UNCTAD also provides complementary advisory and technical assistance to support developing countries’ policy reforms, negotiation of international investment agreements, and investment promotion capabilities. UNCTAD has assisted developing countries in tackling the practical challenges related to investment. It also has helped to spearhead a promising effort among Latin American countries to establish an advisory center that could help them to avoid investment disputes and better manage them when they do occur, potentially benefiting both the recipient countries as well as the investors.
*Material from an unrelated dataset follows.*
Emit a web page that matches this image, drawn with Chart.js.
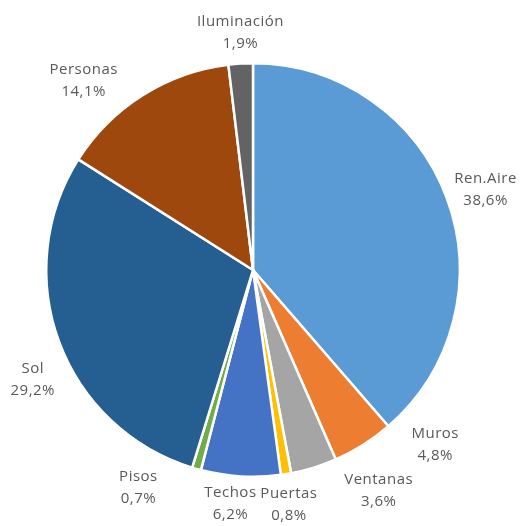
<!DOCTYPE html>
<html>
<head>
<meta charset="utf-8">
<script src="https://cdn.jsdelivr.net/npm/chart.js@4/dist/chart.umd.min.js"></script>
<style>
  html, body { margin: 0; padding: 0; background: #fff; }
  #box { width: 529px; height: 526px; }
</style>
</head>
<body>
<div id="box"><canvas id="myChart"></canvas></div>
<script>
const categories = ["Ren.Aire", "Muros", "Ventanas", "Puertas", "Techos", "Pisos", "Sol", "Personas", "Iluminación"];
const shares = [38.6, 4.8, 3.6, 0.8, 6.2, 0.7, 29.2, 14.1, 1.9];
const sliceColors = ["#5B9BD5", "#ED7D31", "#A5A5A5", "#FFC000", "#4472C4", "#70AD47", "#255E91", "#9E480E", "#636363"];

// where each label sits: [shift from slice mid-angle in degrees, distance in radii]
const labelSpots = [
  [1.4, 1.19], [-14.0, 1.22], [-12.5, 1.23], [0.5, 1.15], [2.1, 1.135],
  [11.9, 1.19], [-6.2, 1.19], [-9.5, 1.23], [0.4, 1.15]
];

const outsideLabels = {
  id: "outsideLabels",
  afterDatasetsDraw(chart) {
    const ctx = chart.ctx;
    const arcs = chart.getDatasetMeta(0).data;
    ctx.save();
    ctx.font = "15px 'Open Sans'";
    ctx.letterSpacing = "0.5px";
    ctx.fillStyle = "#595959";
    ctx.textAlign = "center";
    ctx.textBaseline = "middle";
    arcs.forEach((arc, i) => {
      const spot = labelSpots[i];
      const mid = (arc.startAngle + arc.endAngle) / 2 + spot[0] * Math.PI / 180;
      const d = arc.outerRadius * spot[1];
      const x = arc.x + Math.cos(mid) * d;
      const y = arc.y + Math.sin(mid) * d;
      ctx.fillText(categories[i], x, y - 11);
      ctx.fillText(shares[i].toFixed(1).replace(".", ",") + "%", x, y + 11);
    });
    ctx.restore();
  }
};

new Chart("myChart", {
  type: "pie",
  data: {
    labels: categories,
    datasets: [{
      data: shares,
      backgroundColor: sliceColors,
      borderColor: "#ffffff",
      borderWidth: 2.5
    }]
  },
  options: {
    responsive: true,
    maintainAspectRatio: false,
    animation: false,
    layout: { padding: { left: 45, right: 68, top: 62, bottom: 48 } },
    plugins: {
      legend: { display: false },
      tooltip: { enabled: false }
    }
  },
  plugins: [outsideLabels]
});
</script>
</body>
</html>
The United States has high regard for and actively participates in UNCTAD’s Investment Policy Reviews of developing countries, which focus attention at the highest levels of developing nations’ governments on the steps needed to succeed in competing for investment.
2009 saw a new level of collaboration emerge between UNCTAD and OECD as the G20 called for them to jointly monitor and produce quarterly reports on measures relevant to their pledge to avoid protectionism. Identifying and evaluating investment-related measures is critical to governments’ efforts to hold one another accountable. Those countries that have been most successful in attracting investment have a special role to play in supporting and guiding these institutions’ efforts and in sharing their own national experiences with those nations who aspire to match their success.
UNCTAD should be congratulated on its excellent work at this Forum to focus high-level attention on how much of our shared prosperity depends on foreign investment, by attracting senior officials from governments and a broad set of stakeholders. The United States hopes that the serious issues identified by our discussion today will encourage both UNCTAD and OECD to deepen their collaboration, and also to organize a single international meeting of this caliber to continue our high-level discussions next year.